A block of data
★ ★ ★

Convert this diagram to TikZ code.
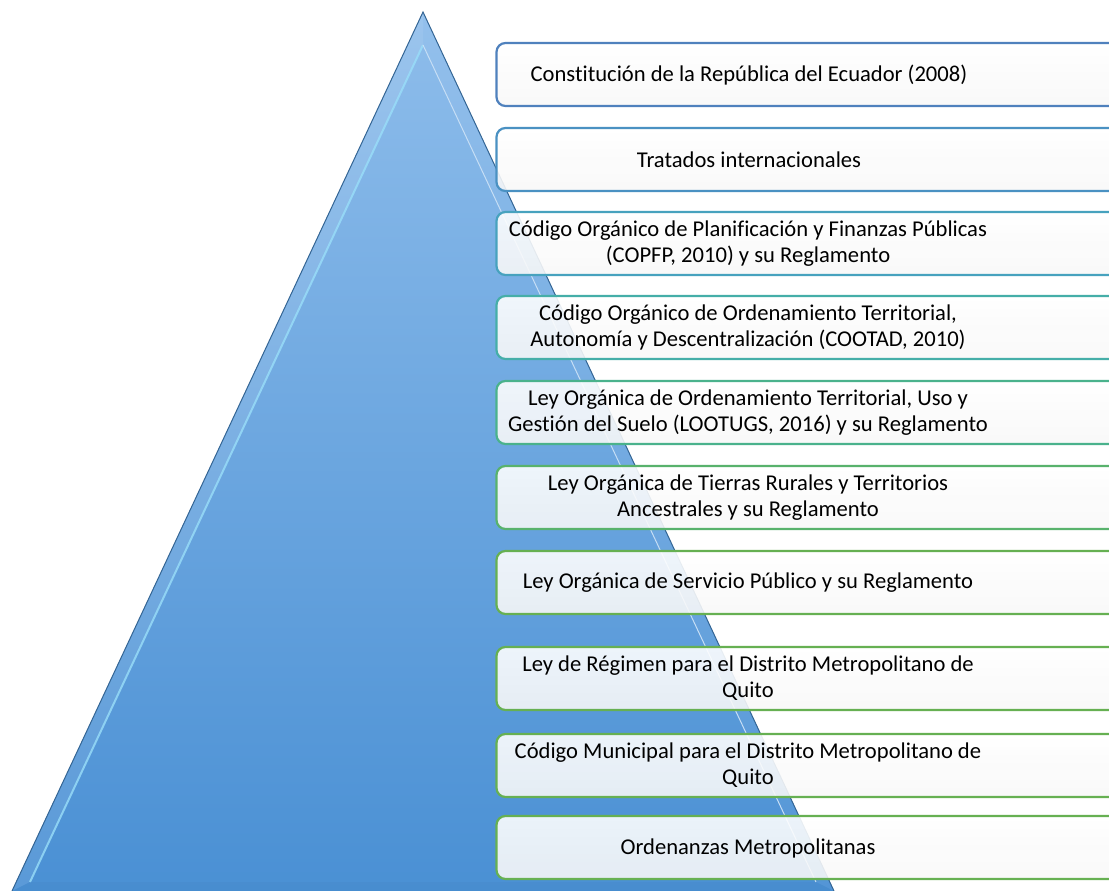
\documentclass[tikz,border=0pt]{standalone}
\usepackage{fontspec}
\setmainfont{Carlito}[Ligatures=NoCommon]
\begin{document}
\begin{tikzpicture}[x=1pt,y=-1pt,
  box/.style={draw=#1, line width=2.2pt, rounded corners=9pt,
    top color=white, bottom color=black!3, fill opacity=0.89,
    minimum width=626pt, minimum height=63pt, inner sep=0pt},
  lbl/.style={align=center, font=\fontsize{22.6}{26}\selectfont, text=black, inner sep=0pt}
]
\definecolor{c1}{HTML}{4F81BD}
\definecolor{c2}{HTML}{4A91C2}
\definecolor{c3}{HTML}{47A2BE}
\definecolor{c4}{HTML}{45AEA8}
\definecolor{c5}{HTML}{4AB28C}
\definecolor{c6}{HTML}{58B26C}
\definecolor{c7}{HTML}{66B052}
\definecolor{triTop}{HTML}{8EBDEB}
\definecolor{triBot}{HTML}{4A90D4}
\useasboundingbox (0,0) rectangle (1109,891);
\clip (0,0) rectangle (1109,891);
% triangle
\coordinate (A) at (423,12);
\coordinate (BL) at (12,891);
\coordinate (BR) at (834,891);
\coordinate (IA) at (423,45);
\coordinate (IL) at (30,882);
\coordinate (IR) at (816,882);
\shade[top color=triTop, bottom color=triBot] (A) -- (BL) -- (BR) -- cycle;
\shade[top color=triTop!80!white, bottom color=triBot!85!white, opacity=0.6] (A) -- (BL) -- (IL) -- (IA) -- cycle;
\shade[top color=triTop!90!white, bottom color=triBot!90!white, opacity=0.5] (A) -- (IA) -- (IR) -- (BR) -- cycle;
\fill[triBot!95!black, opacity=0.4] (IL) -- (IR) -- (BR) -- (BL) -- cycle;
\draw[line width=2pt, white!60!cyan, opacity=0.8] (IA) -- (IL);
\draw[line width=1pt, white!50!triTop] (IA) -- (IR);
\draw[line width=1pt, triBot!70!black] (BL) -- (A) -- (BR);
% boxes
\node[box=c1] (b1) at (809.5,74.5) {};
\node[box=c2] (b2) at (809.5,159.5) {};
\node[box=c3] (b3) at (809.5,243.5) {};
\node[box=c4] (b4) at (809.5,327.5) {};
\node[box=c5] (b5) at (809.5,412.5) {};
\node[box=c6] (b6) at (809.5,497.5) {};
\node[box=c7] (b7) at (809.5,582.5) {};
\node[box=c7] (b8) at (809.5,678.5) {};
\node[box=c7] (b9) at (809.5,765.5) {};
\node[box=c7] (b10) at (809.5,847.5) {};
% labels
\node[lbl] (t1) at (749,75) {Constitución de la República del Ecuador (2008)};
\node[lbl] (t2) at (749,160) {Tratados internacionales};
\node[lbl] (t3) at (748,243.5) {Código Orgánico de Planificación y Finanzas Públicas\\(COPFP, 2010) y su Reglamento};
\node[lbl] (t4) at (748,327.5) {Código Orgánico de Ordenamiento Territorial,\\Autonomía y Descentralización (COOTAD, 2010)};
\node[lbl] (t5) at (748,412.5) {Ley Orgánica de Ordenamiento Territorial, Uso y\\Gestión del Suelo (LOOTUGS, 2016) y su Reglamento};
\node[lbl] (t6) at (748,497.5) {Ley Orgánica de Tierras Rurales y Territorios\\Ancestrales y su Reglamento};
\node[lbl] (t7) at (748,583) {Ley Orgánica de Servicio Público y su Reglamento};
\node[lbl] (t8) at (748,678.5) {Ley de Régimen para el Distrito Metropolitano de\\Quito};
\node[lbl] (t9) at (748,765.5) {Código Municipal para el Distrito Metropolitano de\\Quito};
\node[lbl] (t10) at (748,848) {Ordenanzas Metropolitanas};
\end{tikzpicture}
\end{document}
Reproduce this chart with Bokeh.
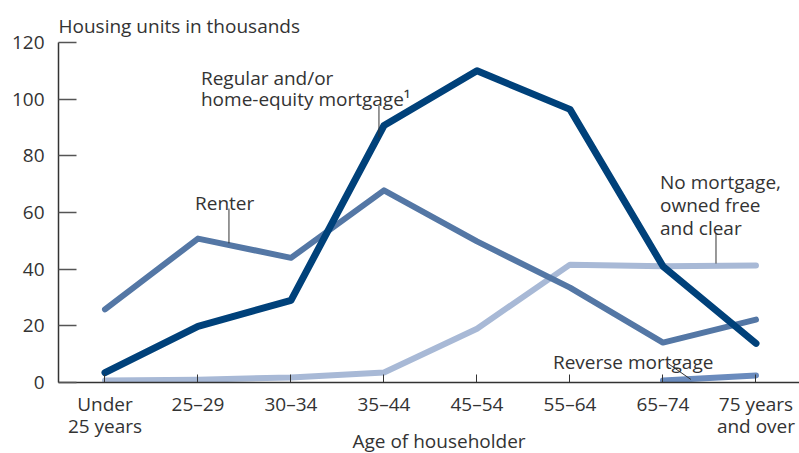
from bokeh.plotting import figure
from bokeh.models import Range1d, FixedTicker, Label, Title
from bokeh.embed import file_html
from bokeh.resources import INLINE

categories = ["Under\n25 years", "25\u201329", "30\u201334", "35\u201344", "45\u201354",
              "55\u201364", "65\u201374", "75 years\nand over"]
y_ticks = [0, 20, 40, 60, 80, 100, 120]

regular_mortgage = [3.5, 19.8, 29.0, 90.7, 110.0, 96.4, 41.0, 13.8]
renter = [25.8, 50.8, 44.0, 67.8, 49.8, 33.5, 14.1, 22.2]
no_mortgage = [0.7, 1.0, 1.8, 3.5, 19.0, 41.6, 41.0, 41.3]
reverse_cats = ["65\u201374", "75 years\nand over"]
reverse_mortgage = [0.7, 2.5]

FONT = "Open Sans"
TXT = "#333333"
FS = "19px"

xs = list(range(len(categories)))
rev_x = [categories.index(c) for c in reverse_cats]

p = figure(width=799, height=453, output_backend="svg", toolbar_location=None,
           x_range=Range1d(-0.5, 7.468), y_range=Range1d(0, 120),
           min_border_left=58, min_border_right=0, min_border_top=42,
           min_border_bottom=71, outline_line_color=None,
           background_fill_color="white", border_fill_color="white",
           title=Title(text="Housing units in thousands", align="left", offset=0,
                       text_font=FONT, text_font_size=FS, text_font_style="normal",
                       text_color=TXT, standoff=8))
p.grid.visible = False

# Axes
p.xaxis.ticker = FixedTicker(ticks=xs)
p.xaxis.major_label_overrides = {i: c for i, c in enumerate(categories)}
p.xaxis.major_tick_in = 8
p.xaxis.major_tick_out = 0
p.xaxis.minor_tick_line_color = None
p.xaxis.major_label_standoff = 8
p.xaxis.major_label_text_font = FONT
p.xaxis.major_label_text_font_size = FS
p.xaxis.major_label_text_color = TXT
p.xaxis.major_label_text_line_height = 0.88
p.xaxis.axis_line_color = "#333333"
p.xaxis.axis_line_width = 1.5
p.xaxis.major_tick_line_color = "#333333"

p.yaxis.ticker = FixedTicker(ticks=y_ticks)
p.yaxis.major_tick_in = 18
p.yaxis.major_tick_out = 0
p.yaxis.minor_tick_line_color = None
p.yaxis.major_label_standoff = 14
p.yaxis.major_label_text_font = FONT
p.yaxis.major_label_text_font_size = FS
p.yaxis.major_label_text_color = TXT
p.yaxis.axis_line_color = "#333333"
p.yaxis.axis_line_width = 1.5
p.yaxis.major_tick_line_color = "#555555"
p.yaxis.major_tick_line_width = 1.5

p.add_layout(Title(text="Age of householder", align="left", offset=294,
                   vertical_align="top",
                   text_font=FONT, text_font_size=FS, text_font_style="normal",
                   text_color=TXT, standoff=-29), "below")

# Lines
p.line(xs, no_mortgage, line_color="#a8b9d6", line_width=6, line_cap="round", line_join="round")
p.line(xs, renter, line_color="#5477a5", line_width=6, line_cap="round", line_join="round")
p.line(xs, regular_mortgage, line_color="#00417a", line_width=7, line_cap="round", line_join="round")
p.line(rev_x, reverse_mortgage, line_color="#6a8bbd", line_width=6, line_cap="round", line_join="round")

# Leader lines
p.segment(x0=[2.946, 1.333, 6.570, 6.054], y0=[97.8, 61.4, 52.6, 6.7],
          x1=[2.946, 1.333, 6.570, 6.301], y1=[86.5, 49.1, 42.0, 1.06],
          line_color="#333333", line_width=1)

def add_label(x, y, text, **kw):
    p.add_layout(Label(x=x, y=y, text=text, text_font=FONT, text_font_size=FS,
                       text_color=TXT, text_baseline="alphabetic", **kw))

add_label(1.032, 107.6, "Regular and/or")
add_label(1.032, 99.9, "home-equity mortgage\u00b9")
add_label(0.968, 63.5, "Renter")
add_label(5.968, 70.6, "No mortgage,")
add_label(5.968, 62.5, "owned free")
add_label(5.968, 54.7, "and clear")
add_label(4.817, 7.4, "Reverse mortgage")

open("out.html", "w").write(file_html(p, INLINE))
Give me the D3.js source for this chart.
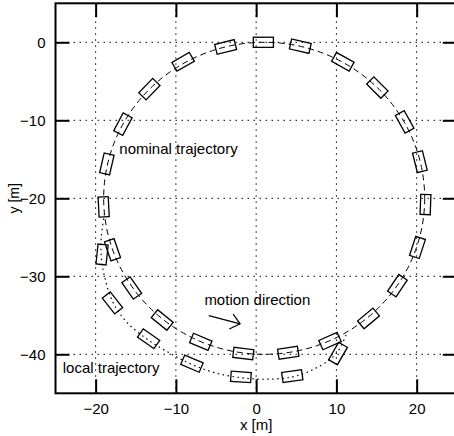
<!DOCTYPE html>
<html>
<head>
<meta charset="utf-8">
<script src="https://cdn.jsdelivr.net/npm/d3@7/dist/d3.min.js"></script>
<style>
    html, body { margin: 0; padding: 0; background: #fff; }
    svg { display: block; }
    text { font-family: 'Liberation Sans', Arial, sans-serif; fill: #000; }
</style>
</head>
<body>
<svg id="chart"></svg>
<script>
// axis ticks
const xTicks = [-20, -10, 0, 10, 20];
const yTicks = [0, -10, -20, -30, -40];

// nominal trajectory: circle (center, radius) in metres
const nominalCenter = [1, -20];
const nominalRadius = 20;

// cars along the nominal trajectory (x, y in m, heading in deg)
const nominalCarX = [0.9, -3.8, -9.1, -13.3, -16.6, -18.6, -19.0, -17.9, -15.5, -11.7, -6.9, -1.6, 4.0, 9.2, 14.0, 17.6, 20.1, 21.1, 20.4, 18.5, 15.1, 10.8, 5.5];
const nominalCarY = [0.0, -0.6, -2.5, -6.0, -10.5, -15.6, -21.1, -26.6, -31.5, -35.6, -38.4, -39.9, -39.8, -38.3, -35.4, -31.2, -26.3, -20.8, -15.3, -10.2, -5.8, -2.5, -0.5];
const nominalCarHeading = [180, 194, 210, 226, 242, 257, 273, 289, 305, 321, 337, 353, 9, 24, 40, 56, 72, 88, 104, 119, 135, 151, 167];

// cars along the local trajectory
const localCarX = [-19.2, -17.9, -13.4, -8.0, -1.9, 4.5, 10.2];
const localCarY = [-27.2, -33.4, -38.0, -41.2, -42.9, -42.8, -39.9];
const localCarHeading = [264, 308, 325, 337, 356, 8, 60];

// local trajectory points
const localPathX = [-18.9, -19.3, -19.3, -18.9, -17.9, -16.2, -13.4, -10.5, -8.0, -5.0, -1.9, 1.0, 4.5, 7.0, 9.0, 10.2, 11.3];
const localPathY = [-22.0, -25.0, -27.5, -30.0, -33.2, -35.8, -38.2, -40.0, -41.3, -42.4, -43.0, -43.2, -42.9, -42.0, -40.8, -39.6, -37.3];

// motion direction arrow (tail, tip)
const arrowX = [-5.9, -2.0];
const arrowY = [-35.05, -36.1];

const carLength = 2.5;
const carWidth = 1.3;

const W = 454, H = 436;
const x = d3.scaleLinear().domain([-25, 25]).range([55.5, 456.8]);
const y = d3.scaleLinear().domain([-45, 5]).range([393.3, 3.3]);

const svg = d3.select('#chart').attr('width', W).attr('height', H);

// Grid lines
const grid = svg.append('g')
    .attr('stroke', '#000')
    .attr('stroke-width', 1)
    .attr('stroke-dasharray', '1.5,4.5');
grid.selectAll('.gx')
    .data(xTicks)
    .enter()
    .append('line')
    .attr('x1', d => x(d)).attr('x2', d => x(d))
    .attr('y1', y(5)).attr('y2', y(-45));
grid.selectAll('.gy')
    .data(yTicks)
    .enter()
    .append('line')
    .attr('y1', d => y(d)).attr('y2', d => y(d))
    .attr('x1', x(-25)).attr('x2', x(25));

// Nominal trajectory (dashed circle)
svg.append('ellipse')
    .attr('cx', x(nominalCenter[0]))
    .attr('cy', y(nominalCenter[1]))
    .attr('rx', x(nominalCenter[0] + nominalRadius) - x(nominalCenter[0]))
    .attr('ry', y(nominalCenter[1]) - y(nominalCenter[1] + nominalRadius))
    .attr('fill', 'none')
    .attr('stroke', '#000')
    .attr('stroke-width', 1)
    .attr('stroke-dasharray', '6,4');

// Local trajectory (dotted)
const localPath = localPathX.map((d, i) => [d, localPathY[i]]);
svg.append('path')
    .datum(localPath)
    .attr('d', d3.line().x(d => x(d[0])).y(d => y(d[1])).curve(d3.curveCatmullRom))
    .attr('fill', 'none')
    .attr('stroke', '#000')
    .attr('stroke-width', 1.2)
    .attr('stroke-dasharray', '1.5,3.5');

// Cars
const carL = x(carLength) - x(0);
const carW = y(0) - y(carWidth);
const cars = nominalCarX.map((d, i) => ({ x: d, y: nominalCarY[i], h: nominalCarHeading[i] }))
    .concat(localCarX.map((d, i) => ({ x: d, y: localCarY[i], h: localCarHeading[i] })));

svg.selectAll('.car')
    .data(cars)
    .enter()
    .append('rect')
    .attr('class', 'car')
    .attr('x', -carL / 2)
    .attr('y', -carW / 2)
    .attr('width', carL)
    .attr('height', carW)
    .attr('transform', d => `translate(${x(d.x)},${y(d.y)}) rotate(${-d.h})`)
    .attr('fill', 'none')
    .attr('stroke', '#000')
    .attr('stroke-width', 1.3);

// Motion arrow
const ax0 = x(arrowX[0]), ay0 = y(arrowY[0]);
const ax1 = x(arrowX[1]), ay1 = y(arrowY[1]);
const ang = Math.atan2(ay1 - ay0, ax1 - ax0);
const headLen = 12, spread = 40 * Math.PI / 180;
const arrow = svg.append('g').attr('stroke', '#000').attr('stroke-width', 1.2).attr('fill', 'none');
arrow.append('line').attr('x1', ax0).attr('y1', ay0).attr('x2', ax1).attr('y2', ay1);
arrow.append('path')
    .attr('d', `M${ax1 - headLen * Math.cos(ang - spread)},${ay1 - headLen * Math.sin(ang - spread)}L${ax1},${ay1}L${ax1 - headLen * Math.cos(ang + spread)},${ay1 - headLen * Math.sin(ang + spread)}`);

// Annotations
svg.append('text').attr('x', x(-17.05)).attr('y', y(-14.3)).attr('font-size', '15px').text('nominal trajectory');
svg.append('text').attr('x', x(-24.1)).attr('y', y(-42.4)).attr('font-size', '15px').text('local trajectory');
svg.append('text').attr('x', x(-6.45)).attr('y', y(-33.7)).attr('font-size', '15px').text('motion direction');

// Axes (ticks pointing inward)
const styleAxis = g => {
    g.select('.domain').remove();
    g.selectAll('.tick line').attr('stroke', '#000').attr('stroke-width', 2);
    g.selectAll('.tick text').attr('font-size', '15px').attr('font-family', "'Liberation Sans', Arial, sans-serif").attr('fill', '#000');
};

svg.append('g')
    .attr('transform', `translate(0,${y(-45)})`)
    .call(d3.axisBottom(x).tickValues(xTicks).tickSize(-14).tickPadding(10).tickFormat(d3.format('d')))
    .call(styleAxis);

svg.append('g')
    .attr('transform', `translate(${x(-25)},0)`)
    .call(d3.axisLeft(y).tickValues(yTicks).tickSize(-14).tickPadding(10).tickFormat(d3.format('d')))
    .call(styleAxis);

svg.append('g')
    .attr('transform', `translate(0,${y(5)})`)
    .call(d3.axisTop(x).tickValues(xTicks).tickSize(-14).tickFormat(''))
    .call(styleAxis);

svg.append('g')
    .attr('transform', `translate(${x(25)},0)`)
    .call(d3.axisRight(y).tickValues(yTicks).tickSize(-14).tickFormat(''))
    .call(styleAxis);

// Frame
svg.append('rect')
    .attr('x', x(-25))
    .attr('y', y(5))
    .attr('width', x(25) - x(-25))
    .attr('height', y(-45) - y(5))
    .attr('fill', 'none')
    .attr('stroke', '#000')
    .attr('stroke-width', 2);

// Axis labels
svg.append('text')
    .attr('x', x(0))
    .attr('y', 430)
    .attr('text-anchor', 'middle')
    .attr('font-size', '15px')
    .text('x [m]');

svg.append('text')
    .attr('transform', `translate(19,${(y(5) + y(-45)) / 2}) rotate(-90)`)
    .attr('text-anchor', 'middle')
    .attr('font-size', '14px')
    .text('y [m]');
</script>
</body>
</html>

★ ★ ★

| The request |
Output exactly the lines above, from the line with "Reproduce this chart with Bokeh." to the line with "rev_x = [categories.index(c)", both included; skip the pictures.

| Completed exercise |
Reproduce this chart with Bokeh.
from bokeh.plotting import figure
from bokeh.models import Range1d, FixedTicker, Label, Title
from bokeh.embed import file_html
from bokeh.resources import INLINE

categories = ["Under\n25 years", "25\u201329", "30\u201334", "35\u201344", "45\u201354",
              "55\u201364", "65\u201374", "75 years\nand over"]
y_ticks = [0, 20, 40, 60, 80, 100, 120]

regular_mortgage = [3.5, 19.8, 29.0, 90.7, 110.0, 96.4, 41.0, 13.8]
renter = [25.8, 50.8, 44.0, 67.8, 49.8, 33.5, 14.1, 22.2]
no_mortgage = [0.7, 1.0, 1.8, 3.5, 19.0, 41.6, 41.0, 41.3]
reverse_cats = ["65\u201374", "75 years\nand over"]
reverse_mortgage = [0.7, 2.5]

FONT = "Open Sans"
TXT = "#333333"
FS = "19px"

xs = list(range(len(categories)))
rev_x = [categories.index(c) for c in reverse_cats]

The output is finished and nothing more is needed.